L'Outlet... Incredibile. A volte succedono cose che noi umani non avremmo mai voluto immaginare. Ad esempio, che per sentire del buon jazz ci si debba portare in questi gardaland della moda, coloratissimi, ultraconsumistici, un po' ruffianotti ed ipocriti, che spesso -mi dice chi s'intende del campo...- tirano il desiderio di moda di chi non è completamente trendy, ma si accontenta di un capo un po' vecchiotto purché sia firmato.
Ma senza entrare nel merito del ruolo sociale che hanno 'sti baracconi nelle nostre e nelle vostre vite, la cosa da esaminare, con sgomento ed anche un po' d'autocritica, è che per sentire del buon jazz si debba andare in un posto del genere.
Eppure, parliamoci chiaro: le città che circondano l'outlet di Serravalle (Tortona, Novi, Alessandria, Voghera) non hanno voluto, saputo o potuto organizzare nulla di jazzisticamente rilevante (o nulla del tutto...).
Assessori di chiara fame allargano le braccia e dicono, tutti, più o meno: "sa...con l'ultima finanziaria...".
E vabbè...: siamo in un paese in cui cultura, sanità e istruzione seguono logiche di contabilità da negozio d'alimentari. Rassegniamoci: siamo noi ad esser sbagliati. Siamo noi che proviamo un malcelato disgusto ad andare al gardaland della moda a sentire il jazz.
Amen: è così che va il mondo e ce ne dovremo fare una ragione.
Venendo al concerto, che insieme al banale e divertente Roy Paci era l'appuntamento "di punta" della rassegna (che, per carità, ha visto anche la Bridgewater e Kenny Barron, dunque mica una rassegnina da ridere...), si devono osservare alcune cose, che possono integrare il disco della stessa formazione, da me già recensito.
La formula è, sostanzialmente, quella del disco: standards americani misti a classici (decisamente "standards" anche loro, dello stesso Paoli). Anche gli arrangiamenti, salvo piccole modifiche, sono gli stessi. Quello che cambia (ovvio: trattasi di jazz) è l'improvvisazione, l'umore, il fraseggio, i colori, ecc...insomma: in una parola l'atmosfera, quell'entità misteriosa che solo in parte è qualificabile con un insieme di note bene o mal suonate.

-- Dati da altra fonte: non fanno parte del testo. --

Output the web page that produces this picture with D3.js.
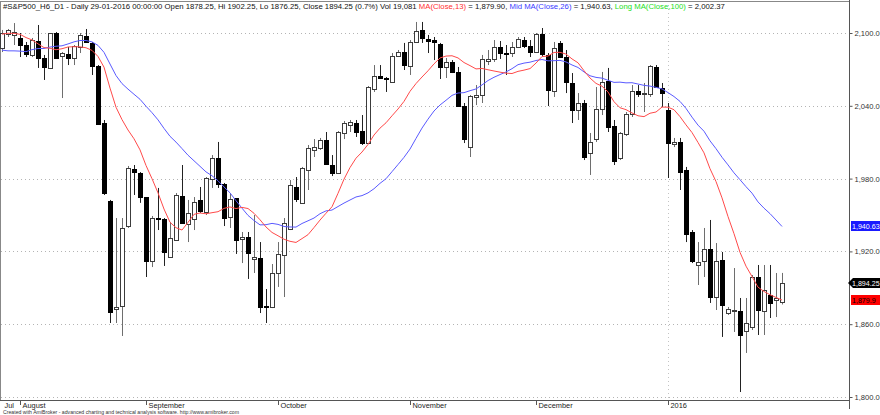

E l'atmosfera, pur nel baraccone colorato, è stata notevole. Tipico concerto estivo, con la rilassatezza e l'allegria che caratterizza gli eventi agostani.
La partenza è con "Time After Time" (niente Cindy Lauper, né?), il grande classico del repertorio chetbakeriano. Tant'è che il mio amico, nonché vecchio socio di trasmissioni radiofoniche jazzistiche, ha subito commentato, un po' malevolmente, "Paoli+Rava=un Chet Baker". Beh, bisogna ammettere che l'incipit giustificava il commento: la voce, inizialmente fioca, di Paoli e la tromba molto cool di Rava davano tutta l'impressione di quegli omaggi al sottile limite del plagio.
Poi, fortunatamente, ciascuno ha ripreso la propria personalità. Rava pareva leggermente svogliato (ma forse lo pare sempre), ha suonato nei suoi standards altissimi, pur non risultando il migliore della serata. La sezione ritmica è stata a dir poco eccellente (Bonaccorso e Gatto, nella dimensione "live", fanno impressione), ma il vero protagonista strumentale della serata è stato, senz'alcun dubbio, Danilo Rea. Pianismo perfetto, puntualissimo, non ultracitazionistico come ci è apparso altre volte (anzi, una delle poche citazioni chiarissime, da Monk, è stata a dir poco sublime), graziato da un fraseggio ed una tecnica assolutamente inappuntabili. Davvero in stato di grazia.
E di Gino Paoli che dire? Probabilmente per molti non sarà il massimo della simpatia. È indubbiamente un orso. Ma devo dire che, personalmente, provo un'ammirazione a dir poco infinita. Calca i palchi e scrive da una cinquantina d'anni. Ha fatto e visto tutto. Ha scritto almeno cinque tra le più belle canzoni di sempre. Potrebbe riempire i teatri di tutt'Italia tutti gli anni (la fatto di recente anche con la Vanoni), ed ha scelto, come meraviglioso simbolo di bella vecchiezza, di saggezza non molesta, insomma, di genio, di attraversare il nostro paese con un manipolo di jazzisti tra i migliori. Anche chi non lo ama deve ammettere che è stato ed è, finora, l'unico cantautore cui può essere riconosciuta una scelta di tanto e tale coraggio.
Su "Sapore di mare", lenta, cadenzata, perfetta, con un solo di Rava tra i più belli, mi son commosso. Certo: divento vecchio anch'io...ma non se ne poteva davvero fare a meno.